Il reparto sonoro sa comportarsi meglio nella colonna sonora, tipica anch'essa dei lungometraggi ai quali il titolo s'ispira, con arpeggi a volte tremendamente scontati e con fischiettii che più che intuibili rappresentano un canone irrinunciabile (l'eredità italiana nella componente audio e nel senso più "morriconiano" del termine si fa decisamente sentire). Emergono, piuttosto, le mancanze sotto il profilo del parlato che varia dall'anonimato al cattivo gusto ed è condito con un anglosassone a dire il vero non troppo entusiasmante.
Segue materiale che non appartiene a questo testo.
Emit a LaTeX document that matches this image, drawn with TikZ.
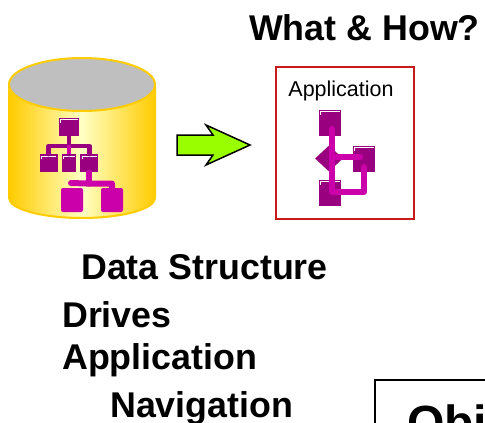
\documentclass[tikz,border=0pt]{standalone}
\usepackage{fontspec}
\setmainfont{Liberation Sans}
\usepackage{xcolor}
\usetikzlibrary{shapes.geometric, positioning}
\definecolor{plum}{HTML}{990080}
\definecolor{magent}{HTML}{CC00AA}
\definecolor{cylgold}{HTML}{FFCC00}
\definecolor{cylpale}{HTML}{FFFFC4}
\definecolor{framered}{HTML}{C81A1A}
\definecolor{arrowgreen}{HTML}{99FF00}
\newcommand{\headfont}[1]{\fontsize{#1}{#1}\selectfont\bfseries}

\begin{document}
\begin{tikzpicture}[
        x=1pt, y=-1pt,
        lit/.style={path picture={\draw[white, line width=0.8pt]
            ([shift={(1.5pt,-5pt)}]path picture bounding box.north west) |- ([shift={(-1.5pt,-1.5pt)}]path picture bounding box.north east);}},
        sqbox/.style={rectangle, fill=plum, inner sep=0pt, minimum width=#1, minimum height=18pt, lit},
        appbox/.style={rectangle, fill=plum, inner sep=0pt, minimum width=22pt, minimum height=26pt, lit},
        leafbox/.style={rectangle, rounded corners=2pt, fill=magent, inner sep=0pt, minimum width=22pt, minimum height=24pt},
        bus/.style={draw=plum, line width=4.5pt, line cap=round, line join=round},
        link/.style={draw=magent, line width=6pt, line cap=round, line join=round},
        head/.style={inner sep=0pt, anchor=base west, font=\headfont{35.8}}
    ]
        \useasboundingbox (0,0) rectangle (485,423);
        \clip (0,0) rectangle (485,423);

        % cylinder
        \path[draw=cylgold, line width=2pt, left color=cylgold, right color=cylgold, middle color=cylpale]
            (9,84) -- (9,198) arc[start angle=180, end angle=360, x radius=73pt, y radius=20pt] -- (155,84) -- cycle;
        \node[ellipse, draw=cylgold, line width=2pt, fill=black!25, inner sep=0pt, minimum width=146pt, minimum height=53pt] (lid) at (82,84.5) {};

        % tree on the cylinder
        \node[sqbox=20pt] (root) at (69,127) {};
        \node[sqbox=14pt, below=18pt of root] (midchild) {};
        \node[sqbox=18pt, left=4pt of midchild] (leftchild) {};
        \node[sqbox=18pt, right=4pt of midchild] (rightchild) {};
        \node[leafbox] (leafa) at (72,200) {};
        \node[leafbox] (leafb) at (112,200) {};
        \coordinate (busa) at (71,183);

        \draw[bus] (leftchild.north) -- ++(0,-8) -| (rightchild.north);
        \draw[bus] (root.south) -- (midchild.north);
        \draw[draw=magent, line width=4.5pt] (root.south) ++(0,9) -- (midchild.north);
        \draw[link] (rightchild.south) -- ++(0,11) coordinate (busb);
        \draw[link] (busa) -- (busb) -| (leafb.north);

        % block arrow
        \draw[fill=arrowgreen, line width=1.5pt, line join=miter]
            (177,135) -- (213,135) -- (206,125) -- (250,145) -- (206,165) -- (213,155) -- (177,155) -- cycle;

        % application frame
        \node[rectangle, draw=framered, line width=1.5pt, inner sep=0pt, minimum width=138pt, minimum height=152pt] (frame) at (345,143) {};
        \node[inner sep=0pt, font=\fontsize{21.5}{21.5}\selectfont] (apptitle) at (341,91) {Application};
        \node[appbox] (appa) at (330,123) {};
        \node[appbox] (appb) at (364,159) {};
        \node[appbox] (appc) at (330,193) {};
        \node[diamond, fill=plum, inner sep=0pt, minimum width=28pt, minimum height=26pt] (appd) at (329,158.5) {};
        \coordinate (corner) at (332,192);

        \draw[link] (332,129) -- (corner) -| (appb.south |- 0,167);
        \draw[link] (332,157) -- (360,157);

        % headings
        \node[head] (question) at (249,40) {What \& How?};
        \node[head] (datastruct) at (81,279) {Data Structure};
        \node[head] (drives) at (62,327) {Drives};
        \node[head] (application) at (62,369) {Application};
        \node[head] (navigation) at (110,417) {Navigation};

        % object box, cut by the page
        \node[rectangle, draw=black, line width=1.5pt, anchor=north west, inner sep=0pt, minimum width=160pt, minimum height=80pt] (objbox) at (374,379) {};
        \node[inner sep=0pt, anchor=base west, font=\headfont{48}] (objtext) at (407,439) {Obj};
    \end{tikzpicture}
\end{document}
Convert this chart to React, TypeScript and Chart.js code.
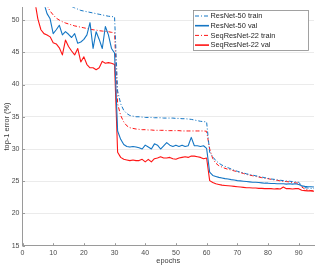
import React, { useEffect, useRef } from "react";
import { Chart, registerables } from "chart.js";

Chart.register(...registerables);

const epochs = [
  1, 2, 3, 4, 5, 6, 7, 8, 9, 10, 11, 12, 13, 14, 15, 16, 17, 18, 19, 20,
  21, 22, 23, 24, 25, 26, 27, 28, 29, 30, 31, 32, 33, 34, 35, 36, 37, 38, 39, 40,
  41, 42, 43, 44, 45, 46, 47, 48, 49, 50, 51, 52, 53, 54, 55, 56, 57, 58, 59, 60,
  61, 62, 63, 64, 65, 66, 67, 68, 69, 70, 71, 72, 73, 74, 75, 76, 77, 78, 79, 80,
  81, 82, 83, 84, 85, 86, 87, 88, 89, 90, 91, 92, 93, 94, 95,
];

const resnetTrain = [
  88, 75, 68, 64, 61, 59, 57.5, 56.5, 55.6, 54.9, 54.3, 53.7, 53.2, 52.8, 52.4, 52.1, 51.9, 51.7, 51.5, 51.4,
  51.3, 51.2, 51.1, 51.0, 50.9, 50.8, 50.7, 50.6, 50.55, 50.5, 39.0, 37.0, 36.0, 35.5, 35.2, 35.1, 35.0, 35.0, 34.95, 34.9,
  34.9, 34.9, 34.85, 34.85, 34.85, 34.8, 34.8, 34.8, 34.8, 34.75, 34.75, 34.7, 34.7, 34.65, 34.6, 34.5, 34.4, 34.3, 34.25, 34.2,
  29.5, 28.8, 28.2, 27.8, 27.5, 27.3, 27.1, 26.9, 26.7, 26.55, 26.4, 26.3, 26.15, 26.05, 25.95, 25.85, 25.75, 25.65, 25.55, 25.45,
  25.35, 25.3, 25.2, 25.15, 25.1, 25.05, 25.0, 24.95, 24.9, 24.85, 24.3, 24.0, 23.95, 23.9, 23.85,
];

const resnetVal = [
  85, 72, 65, 60, 57, 54.5, 52.6, 51.0, 50.2, 47.9, 48.5, 49.2, 47.7, 48.2, 47.8, 47.3, 47.9, 46.4, 46.6, 47.0,
  47.7, 49.6, 45.6, 48.2, 47.0, 45.6, 49.0, 47.7, 45.6, 44.9, 32.8, 31.5, 30.7, 30.4, 30.3, 30.4, 30.3, 30.2, 30.0, 30.6,
  30.3, 30.0, 30.8, 30.6, 30.0, 30.5, 31.0, 30.6, 30.4, 30.6, 30.4, 30.6, 30.4, 30.5, 31.8, 30.5, 30.5, 30.4, 30.5, 30.1,
  26.4, 25.9, 25.75, 25.6, 25.5, 25.4, 25.35, 25.25, 25.2, 25.1, 25.05, 25.0, 24.95, 24.9, 24.85, 24.85, 24.8, 24.75, 24.7, 24.7,
  24.65, 24.65, 24.6, 24.6, 24.6, 24.55, 24.6, 24.55, 24.6, 24.5, 24.3, 24.2, 24.15, 24.15, 24.1,
];

const seqTrain = [
  80, 68, 61, 57, 55, 53.8, 52.9, 52.2, 51.4, 50.8, 50.3, 50.0, 49.75, 49.55, 49.4, 49.25, 49.1, 49.0, 48.9, 48.8,
  48.7, 48.6, 48.5, 48.45, 48.35, 48.3, 48.25, 48.2, 48.1, 48.05, 37.0, 35.2, 34.2, 33.6, 33.3, 33.2, 33.1, 33.05, 33.0, 33.0,
  32.95, 32.95, 32.9, 32.9, 32.9, 32.9, 32.85, 32.85, 32.85, 32.85, 32.85, 32.8, 32.8, 32.8, 32.8, 32.8, 32.8, 32.8, 32.8, 32.75,
  30.0, 28.5, 27.8, 27.4, 27.2, 27.0, 26.85, 26.75, 26.6, 26.5, 26.35, 26.2, 26.05, 25.95, 25.85, 25.75, 25.65, 25.55, 25.45, 25.4,
  25.3, 25.2, 25.15, 25.05, 25.0, 24.95, 24.9, 24.8, 24.75, 24.7, 24.1, 23.8, 23.65, 23.55, 23.5,
];

const seqVal = [
  75, 63, 57, 53, 50.2, 48.5, 47.9, 47.7, 47.4, 46.5, 46.3, 45.7, 44.6, 46.9, 45.9, 45.2, 44.6, 45.6, 43.5, 44.3,
  43.1, 42.6, 42.6, 42.3, 42.6, 43.6, 43.3, 43.4, 43.3, 43.1, 29.5, 28.7, 28.4, 28.3, 28.2, 28.3, 28.2, 28.2, 28.4, 28.0,
  28.4, 28.0, 28.5, 28.6, 28.8, 28.6, 28.6, 28.7, 28.5, 28.4, 28.6, 28.7, 28.8, 28.7, 28.9, 28.9, 28.8, 28.7, 28.5, 28.6,
  25.1, 24.8, 24.6, 24.5, 24.4, 24.35, 24.3, 24.25, 24.2, 24.15, 24.1, 24.05, 24.0, 24.0, 23.95, 23.95, 23.9, 23.9, 23.85, 23.85,
  23.85, 23.8, 23.85, 23.8, 24.1, 23.85, 23.85, 23.8, 23.85, 23.85, 23.6, 23.55, 23.5, 23.5, 23.45,
];

const seriesLabels = ["ResNet-50 train", "ResNet-50 val", "SeqResNet-22 train", "SeqResNet-22 val"];
const xTickValues = [0, 10, 20, 30, 40, 50, 60, 70, 80, 90];
const yTickValues = [15, 20, 25, 30, 35, 40, 45, 50];

const BLUE = "rgb(20,118,196)";
const RED = "rgb(255,20,20)";
const DASHDOT = [4, 2, 1, 2];
const FONT = '"Liberation Sans", Arial, Helvetica, sans-serif';

const overlayPlugin = {
  id: "overlay",
  afterDraw(chart: any) {
    const { ctx, chartArea, scales } = chart;
    ctx.save();
    ctx.strokeStyle = "#9a9a9a";
    ctx.lineWidth = 1;
    ctx.setLineDash([]);
    xTickValues.forEach((v) => {
      const px = Math.round(scales.x.getPixelForValue(v)) + 0.5;
      ctx.beginPath();
      ctx.moveTo(px, chartArea.bottom);
      ctx.lineTo(px, chartArea.bottom - 2.5);
      ctx.stroke();
    });
    yTickValues.forEach((v) => {
      const py = Math.round(scales.y.getPixelForValue(v)) + 0.5;
      ctx.beginPath();
      ctx.moveTo(chartArea.left, py);
      ctx.lineTo(chartArea.left + 2.5, py);
      ctx.stroke();
    });

    // legend box
    const bx = 193.5, by = 10.5, bw = 115, bh = 40;
    ctx.fillStyle = "#ffffff";
    ctx.fillRect(bx, by, bw, bh);
    ctx.strokeStyle = "#8a8a8a";
    ctx.lineWidth = 0.8;
    ctx.strokeRect(bx, by, bw, bh);
    ctx.font = `7.4px ${FONT}`;
    ctx.textBaseline = "middle";
    ctx.textAlign = "left";
    chart.data.datasets.forEach((ds: any, i: number) => {
      const y = by + 5.5 + i * 9.7;
      ctx.strokeStyle = ds.borderColor;
      ctx.lineWidth = ds.borderDash && ds.borderDash.length ? 1 : 1.6;
      ctx.setLineDash(ds.borderDash || []);
      ctx.beginPath();
      ctx.moveTo(bx + 1.5, y);
      ctx.lineTo(bx + 15.5, y);
      ctx.stroke();
      ctx.setLineDash([]);
      ctx.fillStyle = "#262626";
      ctx.fillText(ds.label, bx + 17, y + 0.3);
    });
    ctx.restore();
  },
};

export default function App() {
  const canvasRef = useRef<HTMLCanvasElement | null>(null);

  useEffect(() => {
    document.body.style.margin = "0";
    const canvas = canvasRef.current;
    if (!canvas) return;
    const chart = new Chart(canvas, {
      type: "line",
      data: {
        labels: epochs,
        datasets: [
          { label: seriesLabels[0], data: resnetTrain, borderColor: BLUE, borderWidth: 1, borderDash: DASHDOT },
          { label: seriesLabels[1], data: resnetVal, borderColor: BLUE, borderWidth: 1.1 },
          { label: seriesLabels[2], data: seqTrain, borderColor: RED, borderWidth: 1, borderDash: DASHDOT },
          { label: seriesLabels[3], data: seqVal, borderColor: RED, borderWidth: 1.1 },
        ],
      },
      options: {
        responsive: false,
        devicePixelRatio: 1,
        animation: false,
        events: [],
        elements: {
          point: { radius: 0 },
          line: { tension: 0, borderCapStyle: "butt", borderJoinStyle: "round" },
        },
        layout: { padding: { top: 5, right: 10, left: 0, bottom: 0 } },
        plugins: {
          legend: { display: false },
          tooltip: { enabled: false },
        },
        scales: {
          x: {
            type: "linear",
            min: 0,
            max: 95,
            afterFit: (s: any) => {
              s.height = 27.3;
            },
            afterBuildTicks: (s: any) => {
              s.ticks = xTickValues.map((v) => ({ value: v }));
            },
            grid: { color: "rgba(0,0,0,0)", drawTicks: false },
            border: { display: true, color: "#9a9a9a", width: 1 },
            ticks: {
              color: "#4a4a4a",
              font: { family: FONT, size: 7 },
              padding: 3,
              maxRotation: 0,
              autoSkip: false,
            },
            title: {
              display: true,
              text: "epochs",
              color: "#3a3a3a",
              font: { family: FONT, size: 7.4 },
              padding: { top: 0, bottom: 7.5 },
            },
          },
          y: {
            type: "linear",
            min: 15,
            max: 52,
            afterFit: (s: any) => {
              s.width = 22.5;
            },
            afterBuildTicks: (s: any) => {
              s.ticks = yTickValues.map((v) => ({ value: v }));
            },
            grid: { color: "#ebebeb", lineWidth: 1, drawTicks: false },
            border: { display: true, color: "#9a9a9a", width: 1 },
            ticks: {
              color: "#4a4a4a",
              font: { family: FONT, size: 7 },
              padding: 3,
              autoSkip: false,
            },
            title: {
              display: true,
              text: "top-1 error (%)",
              color: "#3a3a3a",
              font: { family: FONT, size: 7.4 },
              padding: { top: 2.5, bottom: 0 },
            },
          },
        },
      },
      plugins: [overlayPlugin],
    } as any);
    return () => chart.destroy();
  }, []);

  return (
    <div style={{ width: 324, height: 273 }}>
      <canvas ref={canvasRef} width={324} height={273} style={{ display: "block", width: 324, height: 273 }} />
    </div>
  );
}
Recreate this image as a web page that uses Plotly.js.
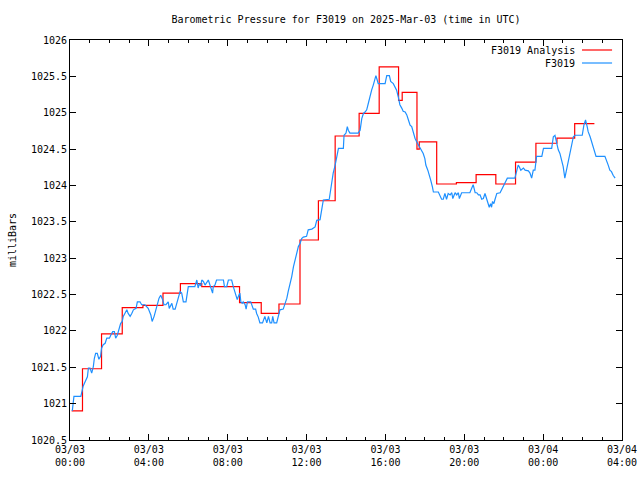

Red Dead Revolver, in definitiva, sarà indubbiamente una perla per coloro che apprezzino il genere cinematografico che gli fa da Musa, un genere comunque che ebbe il suo periodo aureo più di qualche decennio fa (da qui ne derivano tutte le limitazioni). Nostalgici ed antiquari a parte, un videogiocatore che si rispetti non potrà fare a meno di notare la ripetitività crescente delle azioni e delle situazioni che mina su tutto l'evolversi e della trama (scritta e sopportata senza troppi fastidi) e del gioco in sé.
Red Dead Revolver
6.5
Voto
Redazione
Red Dead Revolver
Red Dead Revolver sarà indubbiamente una perla per coloro che apprezzano il genere cinematografico che gli fa da Musa, un genere comunque che ebbe il suo periodo aureo più di qualche decennio fa (da qui ne derivano tutte le limitazioni). Nostalgici ed antiquari a parte, un videogiocatore non potrà fare a meno di notare la ripetitività crescente delle azioni e delle situazioni, ripetitività che mina su tutto l'evolversi (lineare) e della trama (scritta e sopportata senza troppi fastidi) e del gioco in sé.